Mallet’s visa denied for disrespecting law: Tong
Senior counsel says foreigners in HK must also respect Basic Law, local laws
Financial Times journalist Victor Mallet’s work visa might have been denied because of a lack of respect for the Basic Law, Executive Councilor Ronny Tong Ka-wah said.
The Hong Kong Special Administrative Region Government rejected the FT’s application to renew Mallet’s work permit last week.
Tong, who is also a senior counsel, told China Daily in an exclusive interview that he believes there is no other reason for this than the invitation of pro-independence activist Andy Chan Ho-tin to talk at the Foreign Correspondents’ Club last month. The invitation was given by Mallet in August in his capacity as a vice-president of the club.
“Mallet was setting a stage for someone to spread separatism. It was more than just news reporting. If he meant to cover news, he could have interviewed the activist himself in his newspaper’s office,” Tong said.
“When a foreigner works in Hong Kong, he has to obey local laws including the Basic Law,” the senior counsel argued.
“He did not respect the Basic Law which stipulates Hong Kong is an inalienable part of China. Disrespect of the Basic Law carries no criminal liability but this does not mean there will be no other consequences,” Tong stressed.
He also rejected commentaries arguing the government had undermined freedom of the press in the city.
“The HKSAR Government has not infringed freedom of press. Many reporters have interviewed that activist before; did you see any of the interviews censored? Was the broadcast of the talk at FCC banned?”
The non-extension of visa had nothing at all to do with freedom of speech, Tong contended. He condemned the “pan-democrats” for “claiming they don’t support Hong Kong independence, yet they twist this issue into a case of violation of freedom of speech”.
A common practice
In Tong’s opinion, many other foreign jurisdictions have similar immigration rules. He also was skeptical of comments by British Foreign Secretary Jeremy Hunt — who said Mallet’s visa denial was “politically motivated”.
He explained that usually British passport holders could stay in Hong Kong for six months without a visa.
“If his work visa is not renewed, this shows the Hong Kong Immigration Department sees him as an extraordinary person whose presence in Hong Kong is deemed undesirable for political and national security reasons,” Tong said.
“Hong Kong independence is the red line that people should not tread. The red line is always there and it has not moved,” Tong said.
“The British foreign secretary’s remark that there is a ‘political reason’ behind Mallet’s visa denial is rather childish,” he said.
The senior counsel said this situation had happened many times before, recalling that other non-residents were not allowed to enter Hong Kong. He cited former leader of Taiwan Ma Ying-jeou and deputy chairman of UK Conservative Party’s human rights committee Benedict Rogers — among others.

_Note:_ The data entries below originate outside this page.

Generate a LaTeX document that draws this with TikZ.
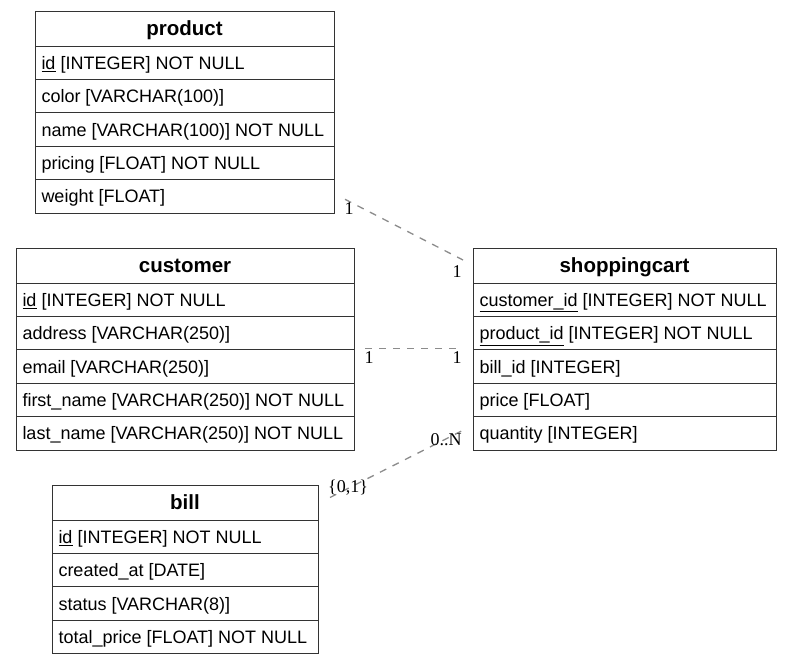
\documentclass[tikz,border=0pt]{standalone}
\usepackage{fontspec}
\setmainfont{Liberation Sans}
\newfontfamily\cardfont{Liberation Serif}
\usetikzlibrary{positioning}

\tikzset{
	tblhead/.style={draw=black!80, line width=1pt, outer sep=0pt, anchor=north west,
		minimum height=35, inner sep=0pt, text height=17, text depth=2.6,
		font=\fontsize{20.5}{24}\selectfont\bfseries},
	tblrow/.style={draw=black!80, line width=1pt, outer sep=0pt, minimum height=33.4,
		inner xsep=6.5, inner ysep=0pt, text height=15, text depth=2,
		font=\fontsize{18}{21}\selectfont},
	link/.style={black!45, line width=1.3pt, dash pattern=on 7pt off 7pt},
	card/.style={font=\cardfont\fontsize{18}{20}\selectfont, inner sep=0pt}
}

\begin{document}
\begin{tikzpicture}[x=1pt,y=-1pt]
\useasboundingbox (0,0) rectangle (792,664);
\def\erdtable#1#2#3#4#5{
	\node[tblhead, minimum width=#4, alias=#1-0] (#1) at (#2,#3) {#1};
	\pgfmathsetmacro\tw{#4-13}
	\foreach \rowtext [count=\i, remember=\i as \j (initially 0)] in {#5}{
		\node[tblrow, below=0pt of #1-\j] (#1-\i) {\makebox[\tw pt][l]{\rowtext}};
	}
}
\erdtable{product}{35}{11}{299}{
	{\underline{id} [INTEGER] NOT NULL},
	{color [VARCHAR(100)]},
	{name [VARCHAR(100)] NOT NULL},
	{pricing [FLOAT] NOT NULL},
	{weight [FLOAT]}}
\erdtable{customer}{16}{248}{338}{
	{\underline{id} [INTEGER] NOT NULL},
	{address [VARCHAR(250)]},
	{email [VARCHAR(250)]},
	{first\_name [VARCHAR(250)] NOT NULL},
	{last\_name [VARCHAR(250)] NOT NULL}}
\erdtable{shoppingcart}{473}{248}{303}{
	{\underline{customer\_id} [INTEGER] NOT NULL},
	{\underline{product\_id} [INTEGER] NOT NULL},
	{bill\_id [INTEGER]},
	{price [FLOAT]},
	{quantity [INTEGER]}}
\erdtable{bill}{52}{485}{266}{
	{\underline{id} [INTEGER] NOT NULL},
	{created\_at [DATE]},
	{status [VARCHAR(8)]},
	{total\_price [FLOAT] NOT NULL}}

% relations
\draw[link] ([shift={(11,3)}]product-5.east) -- ([shift={(-10,-5.5)}]shoppingcart.west);
\draw[link] ([shift={(11,-1)}]customer-2.south east) -- ([shift={(-10,-1)}]shoppingcart-2.south west);
\draw[link] ([shift={(12,-5)}]bill.east) -- ([shift={(-10,-3)}]shoppingcart-5.west);

\node[card] (card-p) at (349,209) {1};
\node[card] (card-sp) at (457,272) {1};
\node[card] (card-c) at (369,358) {1};
\node[card] (card-sc) at (457,358) {1};
\node[card] (card-b) at (348,488) {\{0,1\}};
\node[card] (card-sb) at (446,440) {0..N};
\end{tikzpicture}
\end{document}
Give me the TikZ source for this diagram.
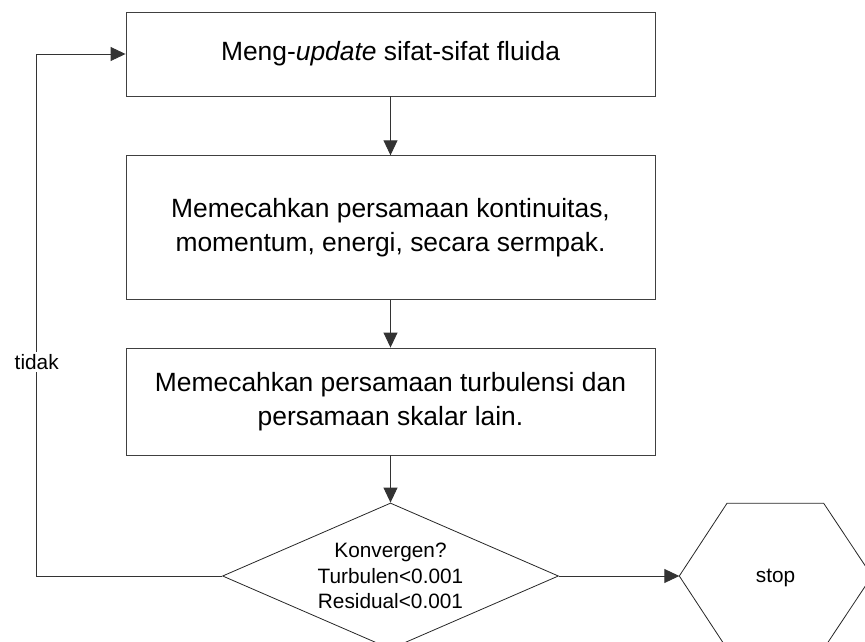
\documentclass[tikz,border=0pt]{standalone}
\usepackage{fontspec}
\setmainfont{Liberation Sans}
\usetikzlibrary{arrows.meta,shapes.geometric}
\begin{document}
\begin{tikzpicture}[x=1pt,y=-1pt,
  box/.style={draw=black!75, line width=0.9pt, minimum width=529pt, inner sep=0pt, align=center, font=\fontsize{26.4}{33.5}\selectfont},
  small/.style={font=\fontsize{20.8}{25.5}\selectfont, align=center, inner sep=1pt},
  shapeline/.style={draw=black!85, line width=0.8pt},
  link/.style={draw=black!80, line width=0.9pt, -{Triangle[length=15pt,width=14pt]}}]
\useasboundingbox (0,0) rectangle (865,642);
% process boxes
\node[box, minimum height=84pt] (b1) at (390.5,54) {Meng-\textit{update} sifat-sifat fluida};
\node[box, minimum height=143.5pt] (b2) at (390.5,227.5) {Memecahkan persamaan kontinuitas,\\momentum, energi, secara sermpak.};
\node[box, minimum height=107pt] (b3) at (390.5,401.5) {Memecahkan persamaan turbulensi dan\\persamaan skalar lain.};
% decision
\node[shapeline, shape=diamond, aspect=2.3, minimum width=336pt, minimum height=146pt, inner sep=0pt] (dia) at (390.5,576) {};
\node[small] (diatext) at (390.5,576) {Konvergen?\\Turbulen<0.001\\Residual<0.001};
% stop hexagon
\coordinate (hw) at (679.3,576);
\coordinate (hnw) at (727,503.3);
\coordinate (hne) at (823.7,503.3);
\coordinate (he) at (872,576);
\coordinate (hse) at (823.7,648.7);
\coordinate (hsw) at (727,648.7);
\draw[shapeline] (hw) -- (hnw) -- (hne) -- (he) -- (hse) -- (hsw) -- cycle;
\node[small] (stop) at (775.5,578) {stop};
% connectors
\draw[link] (b1.south) -- (b2.north);
\draw[link] (b2.south) -- (b3.north);
\draw[link] (b3.south) -- (dia.north);
\draw[link] (dia.east) -- (hw);
\coordinate (lb) at (36.7,576);
\coordinate (lt) at (36.7,54);
\draw[link] (dia.west) -- (lb) -- (lt) -- (b1.west);
\node[small, fill=white, inner sep=2pt] (tidak) at (36.7,362) {tidak};
\end{tikzpicture}
\end{document}
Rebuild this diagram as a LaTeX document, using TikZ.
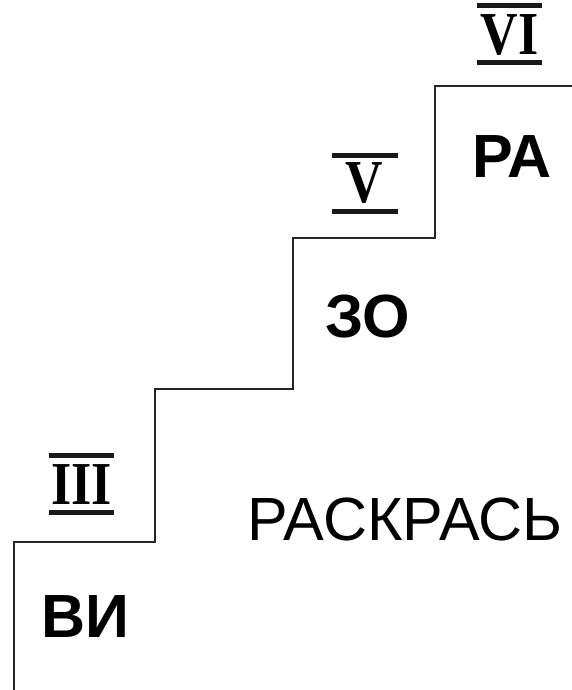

“The UK has also banned many people including reporters from entering without explanation. US President Donald Trump often infringes press freedom by not allowing CNN reporters to cover news in the White House and describes news unfavorable to him as ‘fake news’,” he said.
Tong said the Immigration Department had the legal authority not to renew a person’s work visa. It is not obliged to give any explanations.
Reportedly, Mallet will be transferred to Paris next month. Tong could not rule out that the SAR government chose not to extend his work visa because he is deemed “an unwelcome person”.
In his view, non-renewal of visa is a lenient measure. “He could be denied entry or deported but the Immigration Department needs to provide stronger facts in those circumstances,” he argued.
Tong said immigration control issues were the internal affairs of the HKSAR which the central government does not interfere with. An adverse response from foreign countries was expected. But he questioned whether this is much help because Beijing was very wary of external forces meddling in Hong Kong affairs.
“The central government authorities absolutely support the HKSAR Government’s decision not to renew Mallet’s work visa,” he added.
Ronny Tong Ka-wah, a senior counsel and member of the Executive Council, says the special administrative region government has not infringed freedom of press when refusing the work visa for Financial Times journalist Victor Mallet.